In Situ DNA Detection Using a Phase-Demodulated High-Order Intermodal Interferometer Based on an Exposed-Core Microstructure Fiber

In this article, we demonstrate a phase-demodulated high-order intermodal interference based on exposed-core microstructure fiber (ECF), and it is applied for low-concentration in situ deafness gene DNA detection. The simulation results show that the phase sensitivity of the high-order interference mode (LP01–LP $_{\text {21{a}}}{)}$ is about $6\times $ higher than that of the low-order (LP01–LP $_{\text {11{b}}}{)}$ , which is different from the traditional wavelength-coded demodulation method. Hybridization experiments of complementary and noncomplementary deafness gene DNA fragments were carried out, and the sensing system was obtained to screen for complementary gene fragments.

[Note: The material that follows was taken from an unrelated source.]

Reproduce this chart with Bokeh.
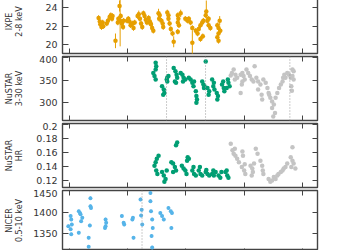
import numpy as np
from bokeh.plotting import figure
from bokeh.layouts import column
from bokeh.models import (FixedTicker, LinearAxis, Span, ColumnDataSource, Range1d,
                          CustomJSTickFormatter)
from bokeh.embed import file_html
from bokeh.resources import INLINE

# ---------------- data (time in days) ----------------
x_ticks = [0, 1, 2, 3, 4]

ixpe_t = [0.50, 0.52, 0.53, 0.55, 0.57, 0.58, 0.64, 0.66, 0.69, 0.71, 0.73, 0.74, 0.79,
          0.83, 0.84, 0.86, 0.87, 0.88, 0.90, 0.92, 0.93, 0.99, 1.01, 1.03, 1.05, 1.08, 1.10, 1.12,
          1.17, 1.19, 1.21, 1.23, 1.25, 1.27, 1.29, 1.31, 1.33, 1.36, 1.38, 1.39, 1.40, 1.42, 1.44,
          1.53, 1.55, 1.54, 1.58, 1.60, 1.61, 1.68, 1.70, 1.70, 1.72, 1.74, 1.77, 1.79,
          1.86, 1.87, 1.86, 1.88, 1.86, 1.91, 1.99, 2.03, 2.05, 2.08, 2.11, 2.11,
          2.17, 2.20, 2.22, 2.25, 2.28, 2.30, 2.29, 2.25, 2.34, 2.37, 2.39, 2.39, 2.42, 2.35,
          2.54, 2.56, 2.59, 2.56, 2.54, 2.56, 2.58]
ixpe_rate = [22.9, 22.5, 22.2, 21.9, 22.4, 22.0, 22.3, 22.6, 23.0, 23.2, 22.8, 23.1, 20.4,
             22.4, 22.8, 24.2, 22.6, 23.1, 22.3, 21.9, 22.6, 22.6, 22.8, 22.5, 22.1, 22.3, 21.8, 22.4,
             23.1, 23.3, 22.8, 22.3, 21.9, 23.4, 23.1, 22.7, 22.4, 22.9, 22.5, 22.3, 22.2, 21.8, 21.5,
             23.4, 23.2, 22.8, 22.6, 22.3, 21.9, 23.5, 23.2, 22.8, 22.3, 21.7, 21.2, 20.3,
             23.2, 22.8, 22.4, 22.1, 21.4, 23.4, 22.8, 22.6, 22.8, 22.4, 21.8, 20.2,
             21.5, 21.2, 21.7, 22.1, 22.4, 22.6, 20.9, 20.6, 23.2, 22.6, 22.8, 22.1, 21.8, 23.6,
             22.1, 21.8, 21.5, 21.2, 20.8, 20.4, 22.6]
ixpe_err = [0.3, 0.3, 0.35, 0.3, 0.3, 0.3, 0.3, 0.3, 0.35, 0.3, 0.3, 0.3, 0.8,
            0.3, 0.3, 0.6, 2.8, 0.3, 0.3, 0.3, 0.3, 0.3, 0.3, 0.3, 0.3, 0.3, 0.3, 0.3,
            0.3, 0.4, 0.3, 0.3, 0.3, 0.3, 0.3, 0.3, 0.3, 0.3, 0.3, 0.3, 0.3, 0.3, 0.3,
            0.5, 0.3, 0.3, 0.3, 0.3, 0.3, 0.3, 0.3, 0.3, 0.3, 0.3, 0.3, 0.6,
            0.3, 0.3, 0.3, 0.3, 0.3, 0.4, 0.3, 0.3, 0.3, 0.3, 0.3, 1.3,
            0.3, 0.3, 0.3, 0.3, 0.3, 0.3, 0.3, 0.3, 0.3, 0.3, 0.3, 0.3, 0.3, 1.2,
            0.3, 0.3, 0.3, 0.3, 0.3, 0.3, 0.5]

nustar_t = [1.48, 1.49, 1.48, 1.44, 1.46, 1.48, 1.59, 1.62, 1.63, 1.61, 1.67, 1.68, 1.70, 1.68,
            1.79, 1.82, 1.84, 1.85, 1.81, 1.83, 1.91, 1.94, 1.96, 1.95, 1.99, 2.05, 2.08, 2.11, 2.13, 2.14,
            2.17, 2.18, 2.19, 2.18, 2.28, 2.30, 2.31, 2.32, 2.34, 2.37, 2.40, 2.39,
            2.45, 2.48, 2.47, 2.49, 2.53, 2.55, 2.54, 2.62, 2.65, 2.66, 2.64, 2.72, 2.73, 2.75, 2.70]
nustar_rate = [389, 381, 374, 366, 359, 351, 336, 329, 321, 317, 351, 356, 359, 347,
               377, 370, 362, 355, 347, 344, 366, 362, 355, 347, 351, 355, 351, 344, 336, 347,
               325, 314, 306, 299, 347, 340, 332, 336, 392, 332, 325, 317,
               351, 344, 336, 329, 321, 314, 306, 340, 332, 325, 347, 351, 344, 336, 332]

nustar_other_t = [2.77, 2.79, 2.82, 2.85, 2.84, 2.88, 2.94, 2.97, 2.99, 3.01, 2.97, 2.96, 2.94,
                  3.04, 3.07, 3.10, 3.13, 3.16, 3.18, 3.21, 3.24, 3.28, 3.24, 3.30, 3.31,
                  3.33, 3.37, 3.40, 3.42, 3.43, 3.45, 3.48, 3.51, 3.48, 3.53, 3.50,
                  3.54, 3.57, 3.60, 3.63, 3.66, 3.67, 3.69,
                  3.71, 3.74, 3.77, 3.80, 3.83, 3.85, 3.81, 3.85, 3.83, 3.82]
nustar_other_rate = [360, 366, 374, 362, 351, 355, 362, 366, 359, 351, 347, 340, 321,
                     374, 366, 359, 351, 347, 381, 355, 347, 340, 329, 317, 306,
                     351, 344, 332, 321, 317, 310, 302, 295, 287, 276, 268,
                     310, 321, 332, 340, 347, 355, 362,
                     355, 366, 362, 355, 359, 351, 336, 370, 374, 326]

hr_t = [1.48, 1.50, 1.53, 1.46, 1.49, 1.51, 1.59, 1.62, 1.65, 1.63, 1.67,
        1.75, 1.78, 1.81, 1.83, 1.78, 1.85, 1.83, 1.93, 1.96, 1.99, 2.02, 2.03, 2.05, 2.01,
        2.11, 2.14, 2.17, 2.13, 2.22, 2.25, 2.28, 2.24, 2.34, 2.37, 2.40, 2.35,
        2.45, 2.48, 2.51, 2.47, 2.56, 2.59, 2.61, 2.68, 2.71, 2.73, 2.70]
hr = [0.146, 0.151, 0.155, 0.141, 0.134, 0.129, 0.132, 0.127, 0.122, 0.118, 0.134,
      0.146, 0.144, 0.139, 0.134, 0.132, 0.174, 0.170, 0.141, 0.137, 0.134, 0.148, 0.153, 0.151, 0.129,
      0.134, 0.129, 0.127, 0.139, 0.134, 0.129, 0.127, 0.139, 0.132, 0.129, 0.127, 0.135,
      0.129, 0.127, 0.132, 0.134, 0.127, 0.124, 0.132, 0.132, 0.127, 0.124, 0.134]

hr_other_t = [2.77, 2.80, 2.82, 2.85, 2.88, 2.84, 2.91, 2.97, 2.98, 2.96, 3.00, 3.02, 3.01,
              3.11, 3.14, 3.17, 3.15, 3.13, 3.20, 3.23, 3.28, 3.31, 3.32, 3.33,
              3.42, 3.45, 3.48, 3.51, 3.54, 3.57, 3.59, 3.63, 3.66, 3.68, 3.71, 3.74,
              3.80, 3.83, 3.85, 3.81, 3.88, 3.83]
hr_other = [0.172, 0.163, 0.158, 0.155, 0.151, 0.165, 0.146, 0.161, 0.155, 0.139, 0.134, 0.129, 0.143,
            0.141, 0.137, 0.144, 0.132, 0.127, 0.165, 0.158, 0.148, 0.141, 0.134, 0.129,
            0.122, 0.118, 0.120, 0.125, 0.122, 0.127, 0.129, 0.132, 0.134, 0.137, 0.139, 0.144,
            0.153, 0.148, 0.144, 0.139, 0.137, 0.167]

nicer_t = [0.02, 0.03, 0.04, 0.02, 0.03, -0.02, 0.16, 0.19, 0.22, 0.18, 0.20, 0.16,
           0.36, 0.36, 0.37, 0.35, 0.33, 0.33, 0.62, 0.63, 0.62, 0.61, 0.90, 0.93, 0.94,
           1.08, 1.10, 1.09, 1.22, 1.23, 1.25, 1.24, 1.39, 1.39, 1.40, 1.42, 1.43, 1.41, 1.42,
           1.56, 1.59, 1.62, 1.70, 1.74, 1.76, 1.75]
nicer_rate = [1391, 1383, 1371, 1360, 1348, 1367, 1402, 1395, 1387, 1398, 1379, 1352,
              1433, 1414, 1410, 1369, 1340, 1319, 1383, 1375, 1367, 1363, 1391, 1375, 1371,
              1383, 1340, 1387, 1430, 1392, 1371, 1406, 1445, 1426, 1402, 1383, 1363, 1344, 1317,
              1398, 1391, 1383, 1410, 1402, 1398, 1363]

nustar_marks = [1.667, 2.337, 3.785]
nicer_marks = [1.246]

ixpe_ticks = [20, 22, 24]
nustar_ticks = [300, 350, 400]
hr_ticks = [0.12, 0.14, 0.16, 0.18, 0.2]
nicer_ticks = [1350, 1400, 1450]

# ---------------- styling ----------------
ORANGE = "#E69F00"
GREEN = "#009E73"
BLUE = "#56B4E9"
GREY = "#C4C4C4"
FRAME = "#444444"
TXT = "#333333"
FONT = "DejaVu Sans"
X_RANGE = (-0.12, 4.26)


def style_xaxis(ax, tick_len):
    ax.ticker = FixedTicker(ticks=x_ticks)
    ax.formatter = CustomJSTickFormatter(code="return ''")
    ax.major_label_text_font_size = "1px"
    ax.major_label_standoff = 0
    ax.major_tick_in = tick_len
    ax.major_tick_out = 0
    ax.minor_tick_in = 0
    ax.minor_tick_out = 0
    ax.axis_line_color = None
    ax.major_tick_line_color = FRAME
    ax.major_tick_line_width = 1


def panel(height, b_top, b_bot, yr, yticks, label_text, label_standoff,
          top_axis=True, bottom_tick=5, overrides=None):
    p = figure(width=350, height=height, x_range=Range1d(*X_RANGE), y_range=Range1d(*yr),
               output_backend="svg", toolbar_location=None,
               min_border_left=62, min_border_right=33,
               min_border_top=b_top, min_border_bottom=b_bot)
    p.background_fill_color = "white"
    p.border_fill_color = "white"
    p.grid.visible = False
    p.outline_line_color = FRAME
    p.outline_line_width = 1.4

    style_xaxis(p.xaxis[0], bottom_tick)
    if top_axis:
        ta = LinearAxis()
        style_xaxis(ta, 5)
        p.add_layout(ta, "above")

    ya = p.yaxis[0]
    ya.ticker = FixedTicker(ticks=yticks)
    ya.major_label_text_font = FONT
    ya.major_label_text_font_size = "9.5px"
    ya.major_label_text_color = TXT
    ya.major_label_standoff = 5
    ya.major_tick_in = 6
    ya.major_tick_out = 0
    ya.minor_tick_in = 0
    ya.minor_tick_out = 0
    ya.axis_line_color = None
    ya.major_tick_line_color = FRAME
    ya.axis_label = label_text
    ya.axis_label_text_font = FONT
    ya.axis_label_text_font_size = "8px"
    ya.axis_label_text_font_style = "normal"
    ya.axis_label_text_color = TXT
    ya.axis_label_standoff = label_standoff
    ya.axis_label_text_line_height = 1.2
    if overrides:
        ya.major_label_overrides = overrides

    ra = LinearAxis(ticker=FixedTicker(ticks=yticks))
    ra.formatter = CustomJSTickFormatter(code="return ''")
    ra.major_label_text_font_size = "1px"
    ra.major_label_standoff = 0
    ra.major_tick_in = 5
    ra.major_tick_out = 0
    ra.minor_tick_in = 0
    ra.minor_tick_out = 0
    ra.axis_line_color = None
    ra.major_tick_line_color = FRAME
    p.add_layout(ra, "right")
    return p


# IXPE  (frame extends 11 px above the window, as in the reference crop)
p1 = panel(66, 0, 2, (19.02, 26.0), ixpe_ticks, "IXPE\n2-8 keV", 18, top_axis=True)
ix = np.array(ixpe_rate)
ie = np.array(ixpe_err)
src_ix = ColumnDataSource(dict(t=ixpe_t, r=ixpe_rate, lo=ix - ie, hi=ix + ie))
p1.segment(x0="t", y0="lo", x1="t", y1="hi", source=src_ix, line_color=ORANGE, line_width=1)
p1.scatter(x="t", y="r", source=src_ix, size=4.5, color=ORANGE, line_width=0)

# NuSTAR rate
p2 = panel(67, 1, 2, (259, 403), nustar_ticks, "NuSTAR\n3-30 keV", 12)
for m in nustar_marks:
    p2.add_layout(Span(location=m, dimension="height", line_color="#999999",
                       line_dash="1 2", line_width=1))
p2.scatter(nustar_other_t, nustar_other_rate, size=4.5, color=GREY, line_width=0)
p2.scatter(nustar_t, nustar_rate, size=4.5, color=GREEN, line_width=0)

# NuSTAR HR
p3 = panel(67, 1, 2, (0.110, 0.2009), hr_ticks, "NuSTAR\nHR", 9,
           overrides={0.12: "0.12", 0.14: "0.14", 0.16: "0.16", 0.18: "0.18", 0.2: "0.2"})
p3.scatter(hr_other_t, hr_other, size=4.5, color=GREY, line_width=0)
p3.scatter(hr_t, hr, size=4.5, color=GREEN, line_width=0)

# NICER (frame continues below the window, as in the reference crop)
p4 = panel(61, 1, 0, (1310, 1451), nicer_ticks, "NICER\n0.5-10 keV", 6, bottom_tick=2)
for m in nicer_marks:
    p4.add_layout(Span(location=m, dimension="height", line_color="#999999",
                       line_dash="1 2", line_width=1))
nr = np.array(nicer_rate)
src_ni = ColumnDataSource(dict(t=nicer_t, r=nicer_rate, lo=nr - 4, hi=nr + 4))
p4.segment(x0="t", y0="lo", x1="t", y1="hi", source=src_ni, line_color=BLUE, line_width=1)
p4.scatter(x="t", y="r", source=src_ni, size=4, color=BLUE, line_width=0)

layout = column(p1, p2, p3, p4, spacing=0, margin=(-11, 0, 0, 0))
open("out.html", "w").write(file_html(layout, INLINE))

DNA complementary fragments with concentrations as low as 1 nM can be detected with a corresponding phase variation of 7.394°. The limit of detection (LOD) is as low as 0.046 nM. The experiment and theoretical analyses prove that this fiber optic biosensor can obtain high sensitivity and signal-to-noise ratio with phase-demodulation high-order intermodal interference scheme, which provides an alternative for the subsequent studies of high-sensitivity and high-precision sensors.